Bio-based cyclized Eucommia ulmoides gum elastomer for promising damping applications

Abstract

Eucommia ulmoides gum (EUG) is an important bio-based material with a structure similar to that of natural rubber. However, EUG is a hard plastic at room temperature due to crystallization, which limits its wide application. In this paper, a bio-based cyclized Eucommia ulmoides gum (CEUG) elastomer with various degrees of cyclization was prepared using TiCl₄/CH₃COOH as catalysts. ¹H-NMR and FT-IR techniques were used to obtain structure information. It was found that di-, tri-, and tetra-substituted olefins in the cyclized sequence were formed during cyclization.
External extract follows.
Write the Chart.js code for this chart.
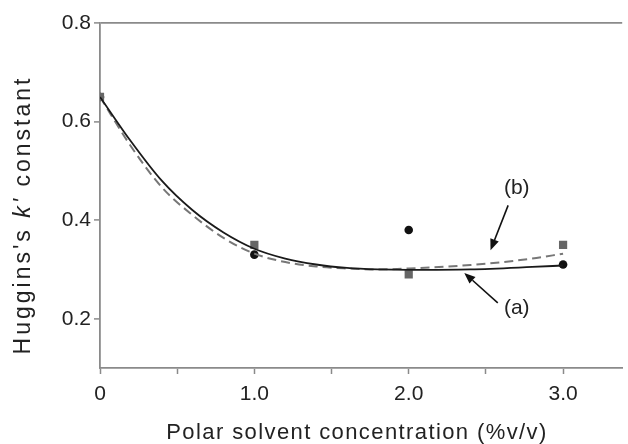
<!DOCTYPE html>
<html>
<head>
<meta charset="utf-8">
<script src="https://cdn.jsdelivr.net/npm/chart.js"></script>
<style>
  body { margin: 0; background: #fff; }
</style>
</head>
<body>
<canvas id="hugginsChart" width="628" height="444"></canvas>
<script>
// measured points
var concentration = [0, 1.0, 2.0, 3.0];
var kPrimeA = [0.65, 0.33, 0.38, 0.31];   // circles, curve (a)
var kPrimeB = [0.65, 0.35, 0.29, 0.35];   // squares, curve (b)

// fitted curves
var fitX = [0, 0.2, 0.4, 0.6, 0.8, 1.0, 1.2, 1.4, 1.6, 1.8, 2.0, 2.4, 2.8, 3.0];
var fitA = [0.65, 0.56, 0.48, 0.42, 0.375, 0.342, 0.322, 0.31, 0.303, 0.30, 0.299, 0.30, 0.305, 0.308];
var fitB = [0.65, 0.55, 0.467, 0.41, 0.364, 0.332, 0.315, 0.306, 0.302, 0.30, 0.302, 0.309, 0.322, 0.332];

var xTicks = [0, 0.5, 1.0, 1.5, 2.0, 2.5, 3.0];
var yTicks = [0.2, 0.4, 0.6, 0.8];

var FONT = "'Liberation Sans', Arial, sans-serif";
var AXIS_GREY = '#8a8a8a';

function pairs(xs, ys) {
    return xs.map((x, i) => ({ x: x, y: ys[i] }));
}

// axis titles, y title has an italic k'
var axisTitles = {
    id: 'axisTitles',
    afterDraw(chart) {
        var ctx = chart.ctx;
        ctx.save();
        ctx.fillStyle = '#222';
        ctx.textBaseline = 'middle';

        ctx.font = '22px ' + FONT;
        ctx.letterSpacing = '1.4px';
        ctx.textAlign = 'center';
        ctx.fillText('Polar solvent concentration (%v/v)', 357, 433);

        var parts = [
            { t: "Huggins's ", f: '23px ' + FONT },
            { t: "k'", f: 'italic 23px ' + FONT },
            { t: ' constant', f: '23px ' + FONT }
        ];
        ctx.letterSpacing = '3px';
        var total = 0;
        parts.forEach(p => { ctx.font = p.f; p.w = ctx.measureText(p.t).width; total += p.w; });
        ctx.translate(24, 215);
        ctx.rotate(-Math.PI / 2);
        ctx.textAlign = 'left';
        var x = -total / 2;
        parts.forEach(p => { ctx.font = p.f; ctx.fillText(p.t, x, 0); x += p.w; });
        ctx.restore();
    }
};

// "(a)" / "(b)" labels with arrows, placed in data units
var curveLabels = [
    { text: '(b)', at: [2.70, 0.464], from: [2.644, 0.430], to: [2.53, 0.339] },
    { text: '(a)', at: [2.70, 0.222], from: [2.577, 0.232], to: [2.36, 0.293] }
];

var arrowLabels = {
    id: 'arrowLabels',
    afterDatasetsDraw(chart) {
        var ctx = chart.ctx;
        var xs = chart.scales.x, ys = chart.scales.y;
        ctx.save();
        ctx.strokeStyle = '#111';
        ctx.fillStyle = '#111';
        ctx.lineWidth = 1.6;
        curveLabels.forEach(l => {
            var x0 = xs.getPixelForValue(l.from[0]), y0 = ys.getPixelForValue(l.from[1]);
            var x1 = xs.getPixelForValue(l.to[0]), y1 = ys.getPixelForValue(l.to[1]);
            var ang = Math.atan2(y1 - y0, x1 - x0);
            var head = 11, half = 4.5;
            var bx = x1 - head * Math.cos(ang), by = y1 - head * Math.sin(ang);
            ctx.beginPath();
            ctx.moveTo(x0, y0);
            ctx.lineTo(bx, by);
            ctx.stroke();
            ctx.beginPath();
            ctx.moveTo(x1, y1);
            ctx.lineTo(bx + half * Math.sin(ang), by - half * Math.cos(ang));
            ctx.lineTo(bx - half * Math.sin(ang), by + half * Math.cos(ang));
            ctx.closePath();
            ctx.fill();

            ctx.font = '21px ' + FONT;
            ctx.textAlign = 'center';
            ctx.textBaseline = 'middle';
            ctx.fillStyle = '#222';
            ctx.fillText(l.text, xs.getPixelForValue(l.at[0]), ys.getPixelForValue(l.at[1]));
            ctx.fillStyle = '#111';
        });
        ctx.restore();
    }
};

var ctxHuggins = document.getElementById('hugginsChart').getContext('2d');
var hugginsChart = new Chart(ctxHuggins, {
    type: 'scatter',
    data: {
        datasets: [{
            type: 'line',
            label: '(a)',
            data: pairs(fitX, fitA),
            borderColor: '#1a1a1a',
            borderWidth: 1.8,
            pointRadius: 0,
            cubicInterpolationMode: 'monotone',
            fill: false
        },
        {
            type: 'line',
            label: '(b)',
            data: pairs(fitX, fitB),
            borderColor: '#777',
            borderWidth: 2,
            borderDash: [9, 5],
            pointRadius: 0,
            cubicInterpolationMode: 'monotone',
            fill: false
        },
        {
            label: '(b) points',
            data: pairs(concentration, kPrimeB),
            pointStyle: 'rect',
            pointRadius: 5.8,
            backgroundColor: '#666',
            borderColor: '#666',
            borderWidth: 0
        },
        {
            label: '(a) points',
            data: pairs(concentration, kPrimeA),
            pointStyle: 'circle',
            pointRadius: 4.3,
            backgroundColor: '#111',
            borderColor: '#111',
            borderWidth: 0
        }]
    },
    options: {
        responsive: false,
        animation: false,
        layout: {
            padding: { top: 23, right: 0, left: 0, bottom: 0 }
        },
        plugins: {
            legend: { display: false },
            tooltip: { enabled: false }
        },
        scales: {
            x: {
                type: 'linear',
                min: 0,
                max: 3.383,
                afterBuildTicks: s => { s.ticks = xTicks.map(v => ({ value: v })); },
                afterFit: s => { s.height = 76; },
                ticks: {
                    autoSkip: false,
                    maxRotation: 0,
                    padding: 8,
                    color: '#222',
                    font: { family: FONT, size: 21 },
                    callback: v => v === 0 ? '0' : (Number.isInteger(v) ? v.toFixed(1) : '')
                },
                grid: {
                    drawOnChartArea: false,
                    tickLength: 6,
                    tickColor: AXIS_GREY,
                    tickWidth: 1.5
                },
                border: { color: AXIS_GREY, width: 1.8 }
            },
            y: {
                min: 0.1,
                max: 0.8,
                afterBuildTicks: s => { s.ticks = yTicks.map(v => ({ value: v })); },
                afterFit: s => { s.width = 100; },
                ticks: {
                    padding: 3,
                    color: '#222',
                    font: { family: FONT, size: 21 },
                    callback: v => v.toFixed(1)
                },
                grid: {
                    color: c => (c.tick && c.tick.value === 0.8) ? AXIS_GREY : 'transparent',
                    lineWidth: 1.8,
                    tickLength: 6,
                    tickColor: AXIS_GREY,
                    tickWidth: 1.5
                },
                border: { color: AXIS_GREY, width: 1.8 }
            }
        }
    },
    plugins: [arrowLabels, axisTitles]
});
</script>
</body>
</html>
DSC and XRD results indicated that the cyclized structure could inhibit crystallization. When the degree of cyclization reached 8.2%, crystallization disappeared and the material transformed from a plastic into an elastomer. With increasing of the degree of cyclization, the glass transition temperature (T_g) of CEUG increased and the thermal stability was enhanced, but the molecular weight decreased significantly. Above all, DMA results showed that the tan δ_max could reach 1.2 when the degree of cyclization was 20.0%, and the damping temperature range could be adjusted by controlling the degree of cyclization. This new elastomer is expected to contribute to the development of damping materials.